Sunday 11 August 2013

Like A Monkey With A Miniature Cymbal

Whilst visiting Aid & Abet's show of perpetual loops Corinna Spencer meets Mrs Craven, who is passionate about her greenhouse, and a monkey that just won't give up.

Rhys Coren, Smile/Drop the base soundscape, 2013

All of the works in this show hold a sense of the continuous. Loops populate the gallery space, they are seen in film and paint, in sound and action, but in each instance, just before the loop becomes an exercise in futility, everything is transformed and filled with a sense of obsessive enjoyment. Paintings are worked over again and again and references are made to the heroic and to simple everyday endeavours.

The Green House (Printed pamphlet 2013) by Laura Reeves tells the story of the Cravens. Mr Craven is a keen, perhaps obsessive, amateur photographer and Mrs Craven is passionate about her greenhouse. Mrs Craven comments: 'As a gardener you look forward to events that are yet to happen but as a photographer you are always looking back at the past.' These are their own domestic loops.

Laura Reeves, The Greenhouse,  2013

Zanne Andrea, He raises his telescope to the stars and delivers himself to the rock, 2013

Anton Goldenstein's Harry & Harlow is a simple yet affecting video work. A toy monkey is in motion on screen. The use of a child's toy provides a reminder of the unstoppable inevitability of growing up.  The relentless mechanical movements of the monkey are beyond the capabilities of its body. It will fall apart and yet continue the gesture. A furless monkey sat astride it is at the same time a younger (looking) and older version of itself. The relentlessness of the video, tending towards aspiration rather than hopeless repetition, encapsulates the character exhibition.

Anton Goldenstein, Harry & Harlow, 2013

Corinna Spencer

Zanne Andrea, Darren Banks, Nicholas Carrick, Rhys Coren, Martyn Cross, Gordon Dalton,  Lloyd Durling, Tracey Eastham, Thomas Goddard, Anton Goldenstein,  S Mark Gubb, Pat Flynn, Neal Jones, Brendan Lancaster, Marion Piper, Yelena Popova, Laura Reeves, Anthony Shapland, Ian Watson. Curated by Mermaid & Monster
19July - 17 August 2013
Like A Monkey With A Miniature Cymbal at Aid & Abet , Cambridge CB1                                                                                                                                           

 



1 comment:

  1. The show at Aid and Abet is called "Like a Monkey with a Miniature Cymbal", and is a collection of one-trick ponies, sight gags, and punchlines, with the occasional good piece of art. Like most group shows.

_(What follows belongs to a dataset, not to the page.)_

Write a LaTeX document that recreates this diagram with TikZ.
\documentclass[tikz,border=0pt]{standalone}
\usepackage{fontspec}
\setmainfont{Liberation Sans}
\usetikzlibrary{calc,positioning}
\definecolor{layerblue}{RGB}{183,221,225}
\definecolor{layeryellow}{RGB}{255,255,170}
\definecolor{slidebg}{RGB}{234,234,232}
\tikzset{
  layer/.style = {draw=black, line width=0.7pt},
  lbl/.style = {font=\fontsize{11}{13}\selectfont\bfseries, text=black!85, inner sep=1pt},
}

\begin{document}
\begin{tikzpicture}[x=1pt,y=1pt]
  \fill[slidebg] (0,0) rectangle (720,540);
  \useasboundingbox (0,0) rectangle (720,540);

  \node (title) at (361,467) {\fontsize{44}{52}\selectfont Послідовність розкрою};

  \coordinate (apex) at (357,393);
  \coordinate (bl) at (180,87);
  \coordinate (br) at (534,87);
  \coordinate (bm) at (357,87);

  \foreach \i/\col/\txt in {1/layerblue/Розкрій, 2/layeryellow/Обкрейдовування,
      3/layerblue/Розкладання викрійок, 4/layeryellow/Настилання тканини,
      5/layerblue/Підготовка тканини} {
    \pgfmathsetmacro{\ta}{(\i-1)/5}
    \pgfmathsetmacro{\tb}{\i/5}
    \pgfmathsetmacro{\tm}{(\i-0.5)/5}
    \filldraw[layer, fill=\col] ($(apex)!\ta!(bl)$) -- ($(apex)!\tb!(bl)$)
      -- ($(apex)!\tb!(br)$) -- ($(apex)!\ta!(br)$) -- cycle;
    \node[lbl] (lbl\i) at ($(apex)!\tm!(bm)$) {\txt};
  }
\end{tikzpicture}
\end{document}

    This show offers up a collection of work which reflects the drive for us to carry on living, which in this case is seen as choosing to partake in repetitive obsessive actions. The op-art style paintings of Marion Piper, on display when you first enter the gallery, make good on this promise, with geometric patterns over a layer of painstakingly applied graphite on canvas perhaps coming out of the artists training in carpet design.

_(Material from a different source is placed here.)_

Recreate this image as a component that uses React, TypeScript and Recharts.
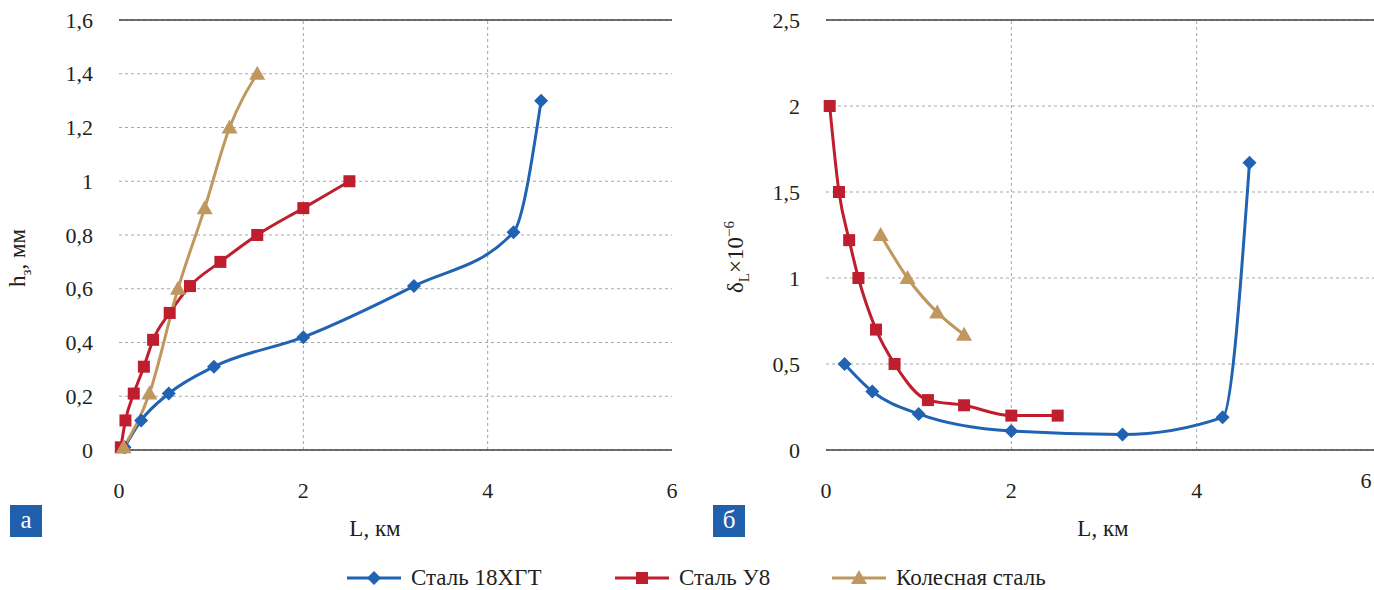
import { LineChart, Line, XAxis, YAxis, CartesianGrid, ReferenceLine } from "recharts";

// L, км (shared x axis values per series)
const xTicks = [0, 2, 4, 6];
const hTicks = [0, 0.2, 0.4, 0.6, 0.8, 1, 1.2, 1.4, 1.6];
const dTicks = [0, 0.5, 1, 1.5, 2, 2.5];

// chart а: wear h3, mm
const lA18 = [0.06, 0.24, 0.54, 1.03, 2.0, 3.2, 4.28, 4.58];
const hA18 = [0.01, 0.11, 0.21, 0.31, 0.42, 0.61, 0.81, 1.3];
const lAU8 = [0.02, 0.07, 0.16, 0.27, 0.37, 0.55, 0.77, 1.1, 1.5, 2.0, 2.5];
const hAU8 = [0.01, 0.11, 0.21, 0.31, 0.41, 0.51, 0.61, 0.7, 0.8, 0.9, 1.0];
const lAWh = [0.05, 0.33, 0.64, 0.93, 1.2, 1.5];
const hAWh = [0.01, 0.21, 0.6, 0.9, 1.2, 1.4];

// chart б: δL ×10^-6
const lB18 = [0.2, 0.5, 1.0, 2.0, 3.2, 4.28, 4.57];
const dB18 = [0.5, 0.34, 0.21, 0.11, 0.09, 0.19, 1.67];
const lBU8 = [0.04, 0.14, 0.25, 0.35, 0.54, 0.74, 1.1, 1.49, 2.0, 2.5];
const dBU8 = [2.0, 1.5, 1.22, 1.0, 0.7, 0.5, 0.29, 0.26, 0.2, 0.2];
const lBWh = [0.59, 0.88, 1.2, 1.49];
const dBWh = [1.25, 1.0, 0.8, 0.67];

const seriesNames = ["Сталь 18ХГТ", "Сталь У8", "Колесная сталь"];
const colors = ["#1f63b2", "#be1e2d", "#c0985f"];

const FONT = '"Liberation Serif", "Times New Roman", "DejaVu Serif", serif';
const INK = "#231f20";

const zip = (xs: number[], ys: number[]) => xs.map((x, i) => ({ x, y: ys[i] }));
const fmt = (v: number) => String(v).replace(".", ",");

const Diamond = (props: any) => {
  const { cx, cy, index } = props;
  return (
    <polygon
      key={"d" + index}
      points={`${cx},${cy - 7} ${cx + 7},${cy} ${cx},${cy + 7} ${cx - 7},${cy}`}
      fill={colors[0]}
    />
  );
};
const Square = (props: any) => {
  const { cx, cy, index } = props;
  return <rect key={"s" + index} x={cx - 6} y={cy - 6} width={12} height={12} fill={colors[1]} />;
};
const Triangle = (props: any) => {
  const { cx, cy, index } = props;
  return (
    <polygon
      key={"t" + index}
      points={`${cx},${cy - 8} ${cx + 8},${cy + 6} ${cx - 8},${cy + 6}`}
      fill={colors[2]}
    />
  );
};
const dots = [Diamond, Square, Triangle];

const XTick = (props: any) => {
  const { x, y, payload, shiftLast } = props;
  const last = shiftLast && payload.value === 6;
  return (
    <text
      x={last ? x - 16 : x}
      y={last ? y - 10 : y}
      dy="0.71em"
      textAnchor="middle"
      fill={INK}
      fontFamily={FONT}
      fontSize={22}
    >
      {fmt(payload.value)}
    </text>
  );
};

const YTick = (props: any) => {
  const { x, y, payload } = props;
  return (
    <text x={x} y={y} dy="0.35em" textAnchor="end" fill={INK} fontFamily={FONT} fontSize={22}>
      {fmt(payload.value)}
    </text>
  );
};

interface PanelProps {
  series: { x: number; y: number }[][];
  yTicks: number[];
  yWidth: number;
  right: number;
  shiftLast?: boolean;
}

const Panel = ({ series, yTicks, yWidth, right, shiftLast }: PanelProps) => {
  const yMax = yTicks[yTicks.length - 1];
  return (
    <LineChart
      width={700}
      height={560}
      margin={{ top: 20, right, left: 0, bottom: 50 }}
      style={{ fontFamily: FONT }}
    >
      <CartesianGrid vertical={false} stroke="#a6a6a6" strokeDasharray="3 3" />
      <ReferenceLine x={2} stroke="#a6a6a6" strokeDasharray="3 3" />
      <ReferenceLine x={4} stroke="#a6a6a6" strokeDasharray="3 3" />
      <ReferenceLine y={yMax} stroke="#404040" strokeWidth={1.3} />
      <XAxis
        type="number"
        dataKey="x"
        domain={[0, 6]}
        ticks={xTicks}
        height={60}
        tickLine={false}
        tickSize={0}
        tickMargin={32}
        axisLine={{ stroke: "#404040", strokeWidth: 1.5 }}
        tick={<XTick shiftLast={shiftLast} />}
      />
      <YAxis
        type="number"
        domain={[0, yMax]}
        ticks={yTicks}
        width={yWidth}
        axisLine={false}
        tickLine={false}
        tickSize={0}
        tickMargin={26}
        tick={<YTick />}
      />
      {series.map((d, i) => (
        <Line
          key={seriesNames[i]}
          data={d}
          dataKey="y"
          name={seriesNames[i]}
          type="monotone"
          stroke={colors[i]}
          strokeWidth={3}
          dot={dots[i]}
          activeDot={false}
          isAnimationActive={false}
        />
      ))}
    </LineChart>
  );
};

const LegendIcon = ({ i }: { i: number }) => {
  const Dot = dots[i];
  return (
    <svg width={54} height={20} style={{ display: "block" }}>
      <line x1={0} y1={10} x2={54} y2={10} stroke={colors[i]} strokeWidth={3} />
      <Dot cx={27} cy={10} index={0} />
    </svg>
  );
};

const legendLeft = [347, 615, 832];

const boxStyle = (left: number): React.CSSProperties => ({
  position: "absolute",
  left,
  top: 505,
  width: 32,
  height: 32,
  background: "#1f5fae",
  color: "#fff",
  fontSize: 25,
  lineHeight: "30px",
  textAlign: "center",
});

const labelStyle = (left: number, top: number, rotate: boolean): React.CSSProperties => ({
  position: "absolute",
  left,
  top,
  transform: `translate(-50%, -50%)${rotate ? " rotate(-90deg)" : ""}`,
  fontSize: 23,
  color: INK,
  whiteSpace: "nowrap",
  lineHeight: 1,
});

export default function App() {
  const seriesA = [zip(lA18, hA18), zip(lAU8, hAU8), zip(lAWh, hAWh)];
  const seriesB = [zip(lB18, dB18), zip(lBU8, dBU8), zip(lBWh, dBWh)];
  return (
    <div
      style={{
        position: "absolute",
        left: 0,
        top: 0,
        width: 1374,
        height: 590,
        overflow: "hidden",
        background: "#fff",
        fontFamily: FONT,
      }}
    >
      <div style={{ position: "absolute", left: 0, top: 0 }}>
        <Panel series={seriesA} yTicks={hTicks} yWidth={119} right={28} />
      </div>
      <div style={{ position: "absolute", left: 700, top: 0 }}>
        <Panel series={seriesB} yTicks={dTicks} yWidth={126} right={18} shiftLast />
      </div>

      <div style={labelStyle(20, 258, true)}>
        h<sub style={{ fontSize: 15 }}>з</sub>, мм
      </div>
      <div style={labelStyle(737, 257, true)}>
        δ<sub style={{ fontSize: 15 }}>L</sub>×10<sup style={{ fontSize: 15 }}>−6</sup>
      </div>
      <div style={labelStyle(375, 528, false)}>L, км</div>
      <div style={labelStyle(1103, 528, false)}>L, км</div>

      <div style={boxStyle(10)}>а</div>
      <div style={boxStyle(713)}>б</div>

      {seriesNames.map((name, i) => (
        <div
          key={name}
          style={{
            position: "absolute",
            left: legendLeft[i],
            top: 565,
            display: "flex",
            alignItems: "center",
            gap: 10,
            fontSize: 23,
            color: INK,
            whiteSpace: "nowrap",
          }}
        >
          <LegendIcon i={i} />
          <span>{name}</span>
        </div>
      ))}
    </div>
  );
}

    Sadly, this is one of the few jewels of the show. At the other end of the painting spectrum, Neal Jones arrives with his work "Bedsit with Planets", where amateurishly applied oil paint is decorated with lids of paint pots. Perhaps we are to suppose that this is the work of an obsessive painter in his garret, but just as Jones refuses the narrative of learning to paint, the contemporary audience refuses the grand narrative of the artist as visionary - especially when the visions come in the form of household rubbish.

    Perhaps this work would be more effective if it wasn't directly opposite Ian Watson's figurative illustration work. Watson, who shares a name with the cutting edge scifi writer, has printed off two large-scale figures, painstakingly drawn, who dominate the room. It's a shame that the description of the medium is "ink on paper", as if sticking to the idea that a successful rendering can only be made by the artist's hand.

    Meanwhile, Rhys Coren's "Smile" has no problem in being without the hand of the artist. A single word is displayed in a room, accompanied by dance music. It's a funny piece, by which I mean it's good enough to make anybody smile the first time they see it, but where's the depth? What's the narrative beyond "smile"? Is it the same impulse that leads to the anhedonia pointed out by Mark Fisher, or is it a sight-gag that Russ Abbot could borrow for his comeback?

    I don't know, and like most of the work in the show, it's never followed up. The impulse to create, to keep going, is supposed to be enough. We come to the gallery as witnesses for the mindless act, but any audience that seeks out contemporary art is looking to understand themselves and the world they live in - as has always been the case when our species gathers. We are merely monkeys in search of symbols, but very few of them are on display in Cambridge.